Quote, verbatim, all material below, without pictures.

● Dataset section:
§

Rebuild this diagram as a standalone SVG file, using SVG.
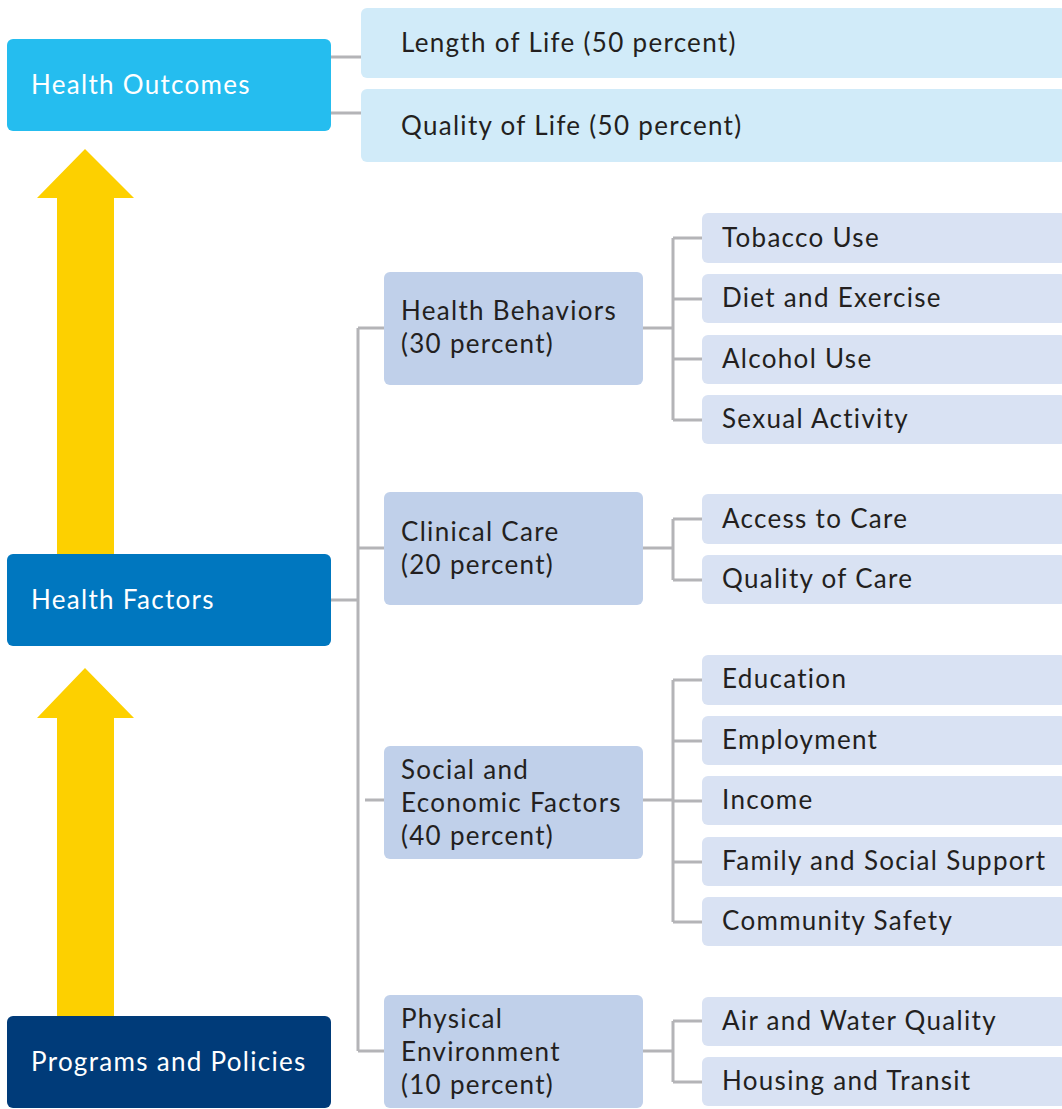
<svg xmlns="http://www.w3.org/2000/svg" width="1062" height="1109" viewBox="0 0 1062 1109">
<style>
text{font-family:Lato,"Open Sans","Liberation Sans",sans-serif;font-size:26px;letter-spacing:1.3px;fill:#231F20}
.w{fill:#ffffff}
.c{fill:none;stroke:#B4B4B7;stroke-width:3}
.top{fill:#D1EBF9}
.mid{fill:#C0D0EA}
.leaf{fill:#D9E2F3}
.arr{fill:#FDD000}
</style>
<rect width="1062" height="1109" fill="#ffffff"/>
<g id="arrows">
<polygon class="arr" points="85,149 134,198 114,198 114,554 57,554 57,198 37,198"/>
<polygon class="arr" points="85,668 134,718 114,718 114,1016 57,1016 57,718 37,718"/>
</g>
<g id="connectors">
<path class="c" d="M331,57H361M331,113H361"/>
<path class="c" d="M331,600H358M358,328V1051M358,328H384M358,548H384M365,800H384M358,1051H384"/>
<path class="c" d="M643,328H673M673,238V420M673,238H702M673,299H702M673,359H702M673,420H702"/>
<path class="c" d="M643,548H673M673,519V580M673,519H702M673,580H702"/>
<path class="c" d="M643,800H673M673,680V922M673,680H702M673,741H702M673,801H702M673,862H702M673,922H702"/>
<path class="c" d="M643,1051H673M673,1021V1082M673,1021H702M673,1082H702"/>
</g>
<g id="health-outcomes"><rect x="7" y="39" width="324" height="92" rx="6" fill="#25BDEF"/><text class="w" x="31" y="94">Health Outcomes</text></g>
<g id="health-factors"><rect x="7" y="554" width="324" height="92" rx="6" fill="#0077BF"/><text class="w" x="31" y="609">Health Factors</text></g>
<g id="programs-policies"><rect x="7" y="1016" width="324" height="92" rx="6" fill="#003B79"/><text class="w" x="31" y="1071">Programs and Policies</text></g>
<g id="length-of-life"><rect class="top" x="361" y="8" width="705" height="70" rx="6"/><text x="401" y="52">Length of Life (50 percent)</text></g>
<g id="quality-of-life"><rect class="top" x="361" y="89" width="705" height="73" rx="6"/><text x="401" y="135">Quality of Life (50 percent)</text></g>
<g id="health-behaviors"><rect class="mid" x="384" y="272" width="259" height="113" rx="6"/><text x="401" y="320">Health Behaviors</text><text x="401" y="353">(30 percent)</text></g>
<g id="clinical-care"><rect class="mid" x="384" y="492" width="259" height="113" rx="6"/><text x="401" y="541">Clinical Care</text><text x="401" y="574">(20 percent)</text></g>
<g id="social-economic"><rect class="mid" x="384" y="746" width="259" height="113" rx="6"/><text x="401" y="779">Social and</text><text x="401" y="812">Economic Factors</text><text x="401" y="845">(40 percent)</text></g>
<g id="physical-environment"><rect class="mid" x="384" y="995" width="259" height="113" rx="6"/><text x="401" y="1028">Physical</text><text x="401" y="1061">Environment</text><text x="401" y="1094">(10 percent)</text></g>
<g id="tobacco"><rect class="leaf" x="702" y="213" width="364" height="50" rx="6"/><text x="722" y="247">Tobacco Use</text></g>
<g id="diet"><rect class="leaf" x="702" y="274" width="364" height="49" rx="6"/><text x="722" y="307">Diet and Exercise</text></g>
<g id="alcohol"><rect class="leaf" x="702" y="335" width="364" height="49" rx="6"/><text x="722" y="368">Alcohol Use</text></g>
<g id="sexual"><rect class="leaf" x="702" y="395" width="364" height="49" rx="6"/><text x="722" y="428">Sexual Activity</text></g>
<g id="access"><rect class="leaf" x="702" y="494" width="364" height="50" rx="6"/><text x="722" y="528">Access to Care</text></g>
<g id="quality-care"><rect class="leaf" x="702" y="555" width="364" height="49" rx="6"/><text x="722" y="588">Quality of Care</text></g>
<g id="education"><rect class="leaf" x="702" y="655" width="364" height="50" rx="6"/><text x="722" y="688">Education</text></g>
<g id="employment"><rect class="leaf" x="702" y="716" width="364" height="49" rx="6"/><text x="722" y="749">Employment</text></g>
<g id="income"><rect class="leaf" x="702" y="776" width="364" height="49" rx="6"/><text x="722" y="809">Income</text></g>
<g id="family"><rect class="leaf" x="702" y="837" width="364" height="49" rx="6"/><text x="722" y="870">Family and Social Support</text></g>
<g id="community"><rect class="leaf" x="702" y="897" width="364" height="49" rx="6"/><text x="722" y="930">Community Safety</text></g>
<g id="air-water"><rect class="leaf" x="702" y="997" width="364" height="49" rx="6"/><text x="722" y="1030">Air and Water Quality</text></g>
<g id="housing"><rect class="leaf" x="702" y="1057" width="364" height="49" rx="6"/><text x="722" y="1090">Housing and Transit</text></g>
</svg>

§

● Final result:
Rebuild this diagram as a standalone SVG file, using SVG.
<svg xmlns="http://www.w3.org/2000/svg" width="1062" height="1109" viewBox="0 0 1062 1109">
<style>
text{font-family:Lato,"Open Sans","Liberation Sans",sans-serif;font-size:26px;letter-spacing:1.3px;fill:#231F20}
.w{fill:#ffffff}
.c{fill:none;stroke:#B4B4B7;stroke-width:3}
.top{fill:#D1EBF9}
.mid{fill:#C0D0EA}
.leaf{fill:#D9E2F3}
.arr{fill:#FDD000}
</style>
<rect width="1062" height="1109" fill="#ffffff"/>
<g id="arrows">
<polygon class="arr" points="85,149 134,198 114,198 114,554 57,554 57,198 37,198"/>
<polygon class="arr" points="85,668 134,718 114,718 114,1016 57,1016 57,718 37,718"/>
</g>
<g id="connectors">
<path class="c" d="M331,57H361M331,113H361"/>
<path class="c" d="M331,600H358M358,328V1051M358,328H384M358,548H384M365,800H384M358,1051H384"/>
<path class="c" d="M643,328H673M673,238V420M673,238H702M673,299H702M673,359H702M673,420H702"/>
<path class="c" d="M643,548H673M673,519V580M673,519H702M673,580H702"/>
<path class="c" d="M643,800H673M673,680V922M673,680H702M673,741H702M673,801H702M673,862H702M673,922H702"/>
<path class="c" d="M643,1051H673M673,1021V1082M673,1021H702M673,1082H702"/>
</g>
<g id="health-outcomes"><rect x="7" y="39" width="324" height="92" rx="6" fill="#25BDEF"/><text class="w" x="31" y="94">Health Outcomes</text></g>
<g id="health-factors"><rect x="7" y="554" width="324" height="92" rx="6" fill="#0077BF"/><text class="w" x="31" y="609">Health Factors</text></g>
<g id="programs-policies"><rect x="7" y="1016" width="324" height="92" rx="6" fill="#003B79"/><text class="w" x="31" y="1071">Programs and Policies</text></g>
<g id="length-of-life"><rect class="top" x="361" y="8" width="705" height="70" rx="6"/><text x="401" y="52">Length of Life (50 percent)</text></g>
<g id="quality-of-life"><rect class="top" x="361" y="89" width="705" height="73" rx="6"/><text x="401" y="135">Quality of Life (50 percent)</text></g>
<g id="health-behaviors"><rect class="mid" x="384" y="272" width="259" height="113" rx="6"/><text x="401" y="320">Health Behaviors</text><text x="401" y="353">(30 percent)</text></g>
<g id="clinical-care"><rect class="mid" x="384" y="492" width="259" height="113" rx="6"/><text x="401" y="541">Clinical Care</text><text x="401" y="574">(20 percent)</text></g>
<g id="social-economic"><rect class="mid" x="384" y="746" width="259" height="113" rx="6"/><text x="401" y="779">Social and</text><text x="401" y="812">Economic Factors</text><text x="401" y="845">(40 percent)</text></g>
<g id="physical-environment"><rect class="mid" x="384" y="995" width="259" height="113" rx="6"/><text x="401" y="1028">Physical</text><text x="401" y="1061">Environment</text><text x="401" y="1094">(10 percent)</text></g>
<g id="tobacco"><rect class="leaf" x="702" y="213" width="364" height="50" rx="6"/><text x="722" y="247">Tobacco Use</text></g>
<g id="diet"><rect class="leaf" x="702" y="274" width="364" height="49" rx="6"/><text x="722" y="307">Diet and Exercise</text></g>
<g id="alcohol"><rect class="leaf" x="702" y="335" width="364" height="49" rx="6"/><text x="722" y="368">Alcohol Use</text></g>
<g id="sexual"><rect class="leaf" x="702" y="395" width="364" height="49" rx="6"/><text x="722" y="428">Sexual Activity</text></g>
<g id="access"><rect class="leaf" x="702" y="494" width="364" height="50" rx="6"/><text x="722" y="528">Access to Care</text></g>
<g id="quality-care"><rect class="leaf" x="702" y="555" width="364" height="49" rx="6"/><text x="722" y="588">Quality of Care</text></g>
<g id="education"><rect class="leaf" x="702" y="655" width="364" height="50" rx="6"/><text x="722" y="688">Education</text></g>
<g id="employment"><rect class="leaf" x="702" y="716" width="364" height="49" rx="6"/><text x="722" y="749">Employment</text></g>
<g id="income"><rect class="leaf" x="702" y="776" width="364" height="49" rx="6"/><text x="722" y="809">Income</text></g>
<g id="family"><rect class="leaf" x="702" y="837" width="364" height="49" rx="6"/><text x="722" y="870">Family and Social Support</text></g>
<g id="community"><rect class="leaf" x="702" y="897" width="364" height="49" rx="6"/><text x="722" y="930">Community Safety</text></g>
<g id="air-water"><rect class="leaf" x="702" y="997" width="364" height="49" rx="6"/><text x="722" y="1030">Air and Water Quality</text></g>
<g id="housing"><rect class="leaf" x="702" y="1057" width="364" height="49" rx="6"/><text x="722" y="1090">Housing and Transit</text></g>
</svg>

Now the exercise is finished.